═══ Dataset content ═══

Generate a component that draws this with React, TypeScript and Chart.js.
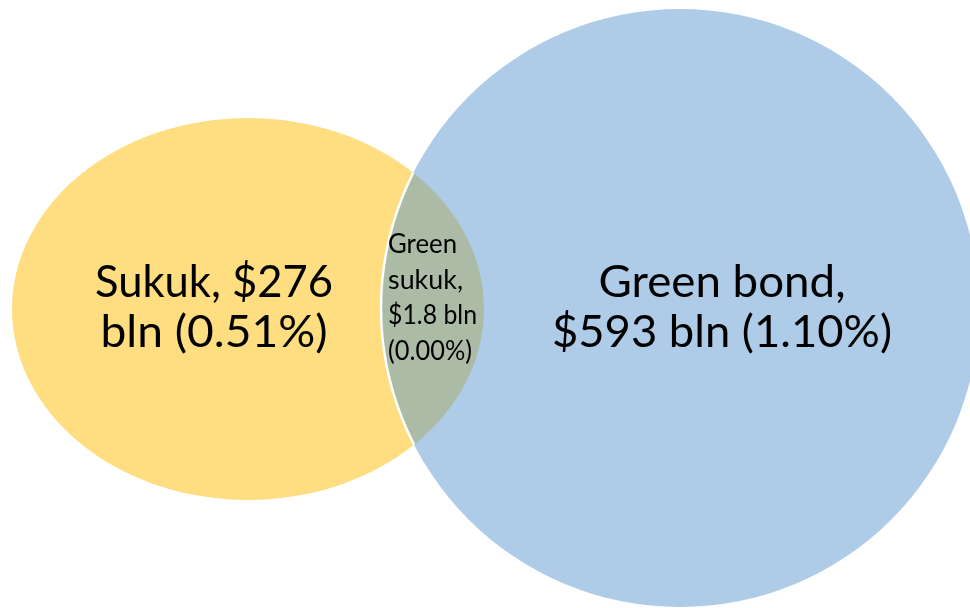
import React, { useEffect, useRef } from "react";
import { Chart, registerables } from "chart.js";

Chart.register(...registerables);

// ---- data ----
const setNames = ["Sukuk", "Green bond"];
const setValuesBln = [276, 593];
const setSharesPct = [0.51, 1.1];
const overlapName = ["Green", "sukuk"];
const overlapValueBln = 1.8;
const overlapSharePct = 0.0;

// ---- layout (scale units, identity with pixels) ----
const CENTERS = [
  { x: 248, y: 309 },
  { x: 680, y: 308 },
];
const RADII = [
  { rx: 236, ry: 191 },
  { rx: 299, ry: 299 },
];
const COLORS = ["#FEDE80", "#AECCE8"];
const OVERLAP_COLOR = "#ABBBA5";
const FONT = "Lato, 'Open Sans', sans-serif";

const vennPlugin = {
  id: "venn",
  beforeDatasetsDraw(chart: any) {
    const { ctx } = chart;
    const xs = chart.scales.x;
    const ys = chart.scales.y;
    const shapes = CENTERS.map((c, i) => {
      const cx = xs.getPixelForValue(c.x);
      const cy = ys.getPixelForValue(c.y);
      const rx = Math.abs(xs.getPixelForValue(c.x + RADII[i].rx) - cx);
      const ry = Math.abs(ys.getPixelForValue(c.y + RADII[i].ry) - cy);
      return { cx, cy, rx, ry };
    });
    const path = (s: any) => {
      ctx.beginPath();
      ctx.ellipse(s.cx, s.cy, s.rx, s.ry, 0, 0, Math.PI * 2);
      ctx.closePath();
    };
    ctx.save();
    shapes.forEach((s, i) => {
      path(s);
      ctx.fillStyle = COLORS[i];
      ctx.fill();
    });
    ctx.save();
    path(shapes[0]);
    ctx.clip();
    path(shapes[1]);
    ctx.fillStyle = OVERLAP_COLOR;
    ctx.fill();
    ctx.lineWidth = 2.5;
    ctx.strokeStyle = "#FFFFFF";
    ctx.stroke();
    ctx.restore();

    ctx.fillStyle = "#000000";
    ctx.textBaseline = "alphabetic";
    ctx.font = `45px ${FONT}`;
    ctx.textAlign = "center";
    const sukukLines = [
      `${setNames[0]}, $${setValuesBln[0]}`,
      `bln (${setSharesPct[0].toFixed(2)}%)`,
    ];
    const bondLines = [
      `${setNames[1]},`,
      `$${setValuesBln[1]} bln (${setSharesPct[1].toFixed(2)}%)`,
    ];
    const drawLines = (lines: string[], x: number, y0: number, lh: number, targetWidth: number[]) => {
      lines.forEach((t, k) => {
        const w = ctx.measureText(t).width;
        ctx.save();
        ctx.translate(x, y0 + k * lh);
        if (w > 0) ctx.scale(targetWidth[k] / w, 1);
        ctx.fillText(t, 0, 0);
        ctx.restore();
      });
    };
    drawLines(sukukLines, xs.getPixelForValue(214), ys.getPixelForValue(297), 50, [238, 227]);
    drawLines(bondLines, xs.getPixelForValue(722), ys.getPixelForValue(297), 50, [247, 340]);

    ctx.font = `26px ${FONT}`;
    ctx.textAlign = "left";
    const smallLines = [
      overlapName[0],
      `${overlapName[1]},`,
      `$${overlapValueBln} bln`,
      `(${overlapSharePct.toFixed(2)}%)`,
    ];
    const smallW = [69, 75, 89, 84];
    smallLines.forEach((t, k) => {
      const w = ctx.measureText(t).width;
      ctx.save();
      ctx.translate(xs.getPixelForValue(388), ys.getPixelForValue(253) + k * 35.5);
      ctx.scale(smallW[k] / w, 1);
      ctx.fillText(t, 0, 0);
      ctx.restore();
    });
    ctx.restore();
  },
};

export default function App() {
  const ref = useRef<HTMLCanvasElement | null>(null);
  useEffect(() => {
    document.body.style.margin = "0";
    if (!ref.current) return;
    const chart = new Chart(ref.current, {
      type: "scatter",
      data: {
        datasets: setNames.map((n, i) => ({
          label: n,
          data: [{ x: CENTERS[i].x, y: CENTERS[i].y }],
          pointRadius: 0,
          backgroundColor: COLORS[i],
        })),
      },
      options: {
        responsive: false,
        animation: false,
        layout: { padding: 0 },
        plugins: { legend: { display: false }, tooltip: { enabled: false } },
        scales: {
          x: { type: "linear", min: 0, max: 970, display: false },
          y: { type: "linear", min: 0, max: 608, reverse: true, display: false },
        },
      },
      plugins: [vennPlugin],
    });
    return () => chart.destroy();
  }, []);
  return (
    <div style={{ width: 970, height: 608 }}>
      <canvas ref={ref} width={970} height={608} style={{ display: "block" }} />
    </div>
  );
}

═══

- **Goal**: Give back exactly the lines from the first line of the data through the line with "Chart.register(...registerables);", pictures excluded.

- **Exercise response**:
Generate a component that draws this with React, TypeScript and Chart.js.
import React, { useEffect, useRef } from "react";
import { Chart, registerables } from "chart.js";

Chart.register(...registerables);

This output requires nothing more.